Getting Into The Cloud With CDH In Minutes

A few weeks ago we wrote an article on the pros and cons of running your Hadoop capabilities in the Cloud compared to on-premise.  The conclusion was that there isn’t a right or wrong answer.  If you’re investing in data centers, it probably makes sense to run Hadoop on-premise.  If you’re not investing in data centers, then lean towards the cloud.

With Cloudera’s release of Cloudera Director 1.1, you can see enterprise customer’s continued interest in running Hadoop in the cloud.  One of the advantages we see of using Cloudera Director is that while you may be locking in on a Hadoop distribution, you’re not locking on where you run it.  If you start in the cloud, you can come back to on-premise if it makes sense.  And vice versa.  Moreover, you could start in AWS and presumably switch to Azure or Google in the future.
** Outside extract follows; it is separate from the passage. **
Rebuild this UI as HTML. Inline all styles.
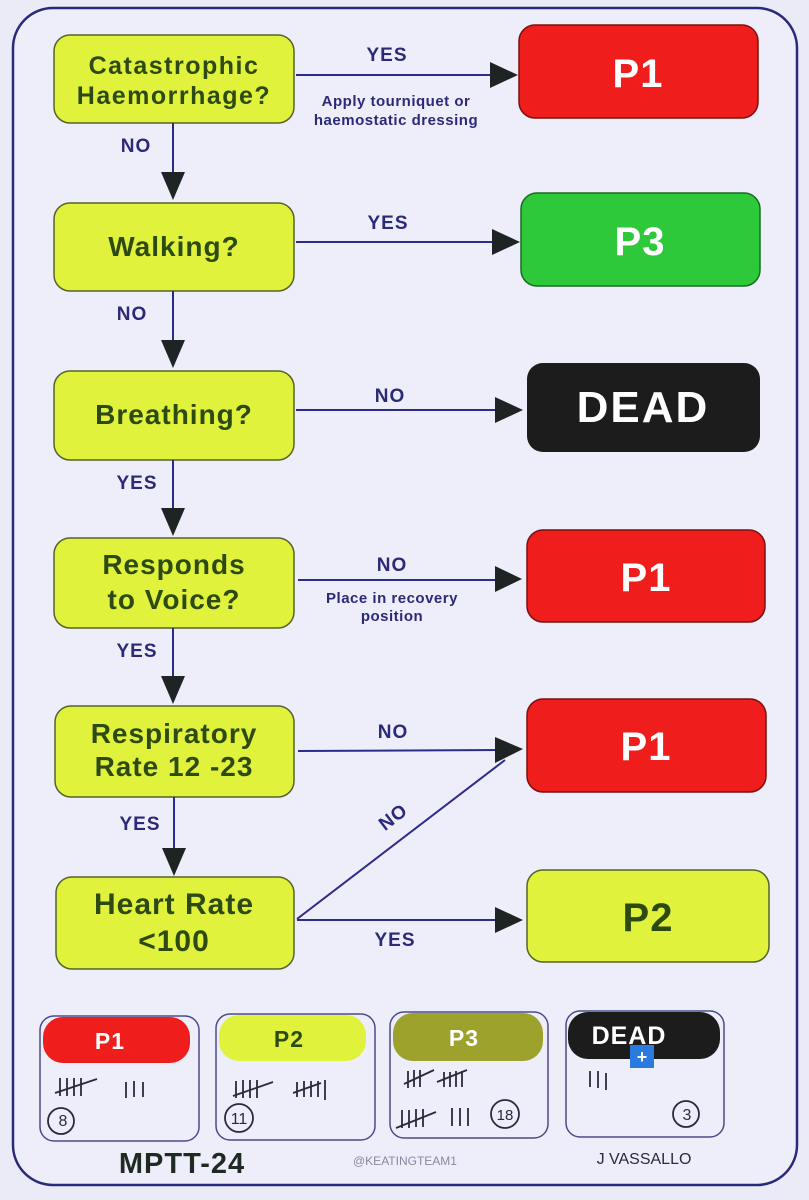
<!DOCTYPE html>
<html><head><meta charset="utf-8"><style>
html,body{margin:0;padding:0;background:#ebebf7;}
svg{display:block}
text{font-family:"Liberation Sans",sans-serif;font-weight:bold}
.q{fill:#2d4a12;font-size:28px;text-anchor:middle;letter-spacing:1px}
.l{fill:#2a2a78;font-size:19px;text-anchor:middle;letter-spacing:1px}
.s{fill:#2a2a78;font-size:15px;text-anchor:middle;letter-spacing:0.5px}
.w{fill:#ffffff;font-size:40px;text-anchor:middle;letter-spacing:1px}
.y{fill:#e0f23c;stroke:#55632a;stroke-width:1.5}
.ln{stroke:#2b2b8a;stroke-width:2;fill:none}
.ah{fill:#1e2424}
</style></head><body>
<svg width="809" height="1200" viewBox="0 0 809 1200">
<rect width="809" height="1200" fill="#ebebf7"/>
<rect x="13" y="8" width="784" height="1177" rx="40" fill="#eeeefb" stroke="#2a2a7a" stroke-width="2.5"/>

<rect class="y" x="54" y="35" width="240" height="88" rx="16"/>
<text class="q" x="174" y="74" style="font-size:25px;letter-spacing:1.5px">Catastrophic</text>
<text class="q" x="174" y="104" style="font-size:25px;letter-spacing:1.5px">Haemorrhage?</text>
<rect class="y" x="54" y="203" width="240" height="88" rx="16"/>
<text class="q" x="174" y="256">Walking?</text>
<rect class="y" x="54" y="371" width="240" height="89" rx="16"/>
<text class="q" x="174" y="424">Breathing?</text>
<rect class="y" x="54" y="538" width="240" height="90" rx="16"/>
<text class="q" x="174" y="574">Responds</text>
<text class="q" x="174" y="609">to Voice?</text>
<rect class="y" x="55" y="706" width="239" height="91" rx="16"/>
<text class="q" x="174" y="743">Respiratory</text>
<text class="q" x="174" y="776">Rate 12 -23</text>
<rect class="y" x="56" y="877" width="238" height="92" rx="16"/>
<text class="q" x="174" y="914" style="font-size:30px">Heart Rate</text>
<text class="q" x="174" y="951" style="font-size:30px">&lt;100</text>

<rect x="519" y="25" width="239" height="93" rx="16" fill="#f01d1d" stroke="#7a1010" stroke-width="1.5"/>
<text class="w" x="638" y="87">P1</text>
<rect x="521" y="193" width="239" height="93" rx="16" fill="#2ec93a" stroke="#1a6a22" stroke-width="1.5"/>
<text class="w" x="640" y="255">P3</text>
<rect x="527" y="363" width="233" height="89" rx="16" fill="#1c1c1c"/>
<text class="w" x="643" y="422" style="font-size:44px;letter-spacing:2px">DEAD</text>
<rect x="527" y="530" width="238" height="92" rx="16" fill="#f01d1d" stroke="#7a1010" stroke-width="1.5"/>
<text class="w" x="646" y="591">P1</text>
<rect x="527" y="699" width="239" height="93" rx="16" fill="#f01d1d" stroke="#7a1010" stroke-width="1.5"/>
<text class="w" x="646" y="760">P1</text>
<rect x="527" y="870" width="242" height="92" rx="16" fill="#e0f23c" stroke="#55632a" stroke-width="1.5"/>
<text class="w" x="648" y="931" style="fill:#2d4a12">P2</text>

<g>
<line class="ln" x1="173" y1="123" x2="173" y2="180"/><polygon class="ah" points="161,172 185,172 173,200"/>
<line class="ln" x1="173" y1="291" x2="173" y2="348"/><polygon class="ah" points="161,340 185,340 173,368"/>
<line class="ln" x1="173" y1="460" x2="173" y2="515"/><polygon class="ah" points="161,508 185,508 173,536"/>
<line class="ln" x1="173" y1="628" x2="173" y2="683"/><polygon class="ah" points="161,676 185,676 173,704"/>
<line class="ln" x1="174" y1="797" x2="174" y2="855"/><polygon class="ah" points="162,848 186,848 174,876"/>
</g>
<text class="l" x="136" y="152">NO</text>
<text class="l" x="132" y="320">NO</text>
<text class="l" x="137" y="489">YES</text>
<text class="l" x="137" y="657">YES</text>
<text class="l" x="140" y="830">YES</text>

<line class="ln" x1="296" y1="75" x2="495" y2="75"/><polygon class="ah" points="490,62 490,88 518,75"/>
<text class="l" x="387" y="61">YES</text>
<text class="s" x="396" y="106">Apply tourniquet or</text>
<text class="s" x="396" y="125">haemostatic dressing</text>
<line class="ln" x1="296" y1="242" x2="497" y2="242"/><polygon class="ah" points="492,229 492,255 520,242"/>
<text class="l" x="388" y="229">YES</text>
<line class="ln" x1="296" y1="410" x2="500" y2="410"/><polygon class="ah" points="495,397 495,423 523,410"/>
<text class="l" x="390" y="402">NO</text>
<line class="ln" x1="298" y1="580" x2="500" y2="580"/><polygon class="ah" points="495,566 495,592 522,579"/>
<text class="l" x="392" y="571">NO</text>
<text class="s" x="392" y="603">Place in recovery</text>
<text class="s" x="392" y="621">position</text>
<line class="ln" x1="298" y1="751" x2="500" y2="750"/><polygon class="ah" points="495,737 495,763 523,749"/>
<text class="l" x="393" y="738">NO</text>
<line class="ln" x1="297" y1="919" x2="505" y2="760"/>
<text class="l" x="397" y="822" transform="rotate(-38 397 822)">NO</text>
<line class="ln" x1="297" y1="920" x2="500" y2="920"/><polygon class="ah" points="495,907 495,933 523,920"/>
<text class="l" x="395" y="946">YES</text>

<g fill="none" stroke="#4a4a8a" stroke-width="1.5">
<rect x="40" y="1016" width="159" height="125" rx="14"/>
<rect x="216" y="1014" width="159" height="126" rx="14"/>
<rect x="390" y="1012" width="158" height="126" rx="14"/>
<rect x="566" y="1011" width="158" height="126" rx="14"/>
</g>
<rect x="43" y="1017" width="147" height="46" rx="20" fill="#f01d1d"/>
<text class="w" x="110" y="1049" style="font-size:23px">P1</text>
<rect x="219" y="1015" width="147" height="46" rx="20" fill="#e0f23c"/>
<text class="w" x="289" y="1047" style="font-size:23px;fill:#2d4a12">P2</text>
<rect x="393" y="1013" width="150" height="48" rx="20" fill="#9da22c"/>
<text class="w" x="464" y="1046" style="font-size:23px">P3</text>
<rect x="568" y="1012" width="152" height="47" rx="20" fill="#1c1c1c"/>
<text class="w" x="629" y="1044" style="font-size:25px">DEAD</text>
<rect x="630" y="1045" width="24" height="23" fill="#2a7ae0"/>
<text x="642" y="1063" text-anchor="middle" fill="#fff" style="font-size:18px">+</text>

<g stroke="#2a2a3a" stroke-width="1.8" fill="none">
<path d="M60 1078v18M67 1078v18M74 1078v18M81 1078v18M55 1093l42-14M126 1082v16M134 1081v16M143 1082v15"/>
<circle cx="61" cy="1121" r="13"/>
<path d="M236 1081v17M243 1080v18M250 1080v18M257 1080v18M233 1096l40-14M297 1082v15M304 1081v16M311 1081v16M318 1081v16M293 1093l28-10M325 1080v20"/>
<circle cx="239" cy="1118" r="14"/>
<path d="M408 1071v17M414 1070v17M420 1070v17M404 1084l30-14M444 1072v15M450 1072v15M456 1071v16M462 1071v16M437 1082l30-12M402 1110v18M409 1110v18M416 1109v18M423 1109v18M396 1128l40-16M452 1108v18M460 1108v18M468 1108v18"/>
<circle cx="505" cy="1114" r="14"/>
<path d="M590 1071v16M598 1071v17M606 1073v17"/>
<circle cx="686" cy="1114" r="13"/>
</g>
<text x="63" y="1126" text-anchor="middle" fill="#2a2a3a" style="font-size:16px;font-weight:normal">8</text>
<text x="239" y="1124" text-anchor="middle" fill="#2a2a3a" style="font-size:16px;font-weight:normal">11</text>
<text x="505" y="1120" text-anchor="middle" fill="#2a2a3a" style="font-size:15px;font-weight:normal">18</text>
<text x="687" y="1120" text-anchor="middle" fill="#2a2a3a" style="font-size:16px;font-weight:normal">3</text>

<text x="182" y="1173" text-anchor="middle" fill="#1e2a22" style="font-size:29px;letter-spacing:1px">MPTT-24</text>
<text x="405" y="1165" text-anchor="middle" fill="#8888a0" style="font-size:12px;font-weight:normal">@KEATINGTEAM1</text>
<text x="644" y="1164" text-anchor="middle" fill="#2a2a3a" style="font-size:16px;font-weight:normal">J VASSALLO</text>
</svg>
</body></html>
This differs from something like Amazon’s Elastic Map Reduce (EMR).  With EMR, you’re locking in on both a Hadoop distribution and the infrastructure it runs on.  EMR is a very nice offering so in no way are we suggesting enterprises not look at it, we’re just pointing out that there are two lock-in properties with EMR.

phData expects Hadoop distributors (Cloudera, Hortonworks, MapR, etc.) to continue investment in providing tools to get their distributions running both on-premise and in the cloud.  Cloud is inevitable for many use cases so it only makes sense to look at distributions that embrace both options.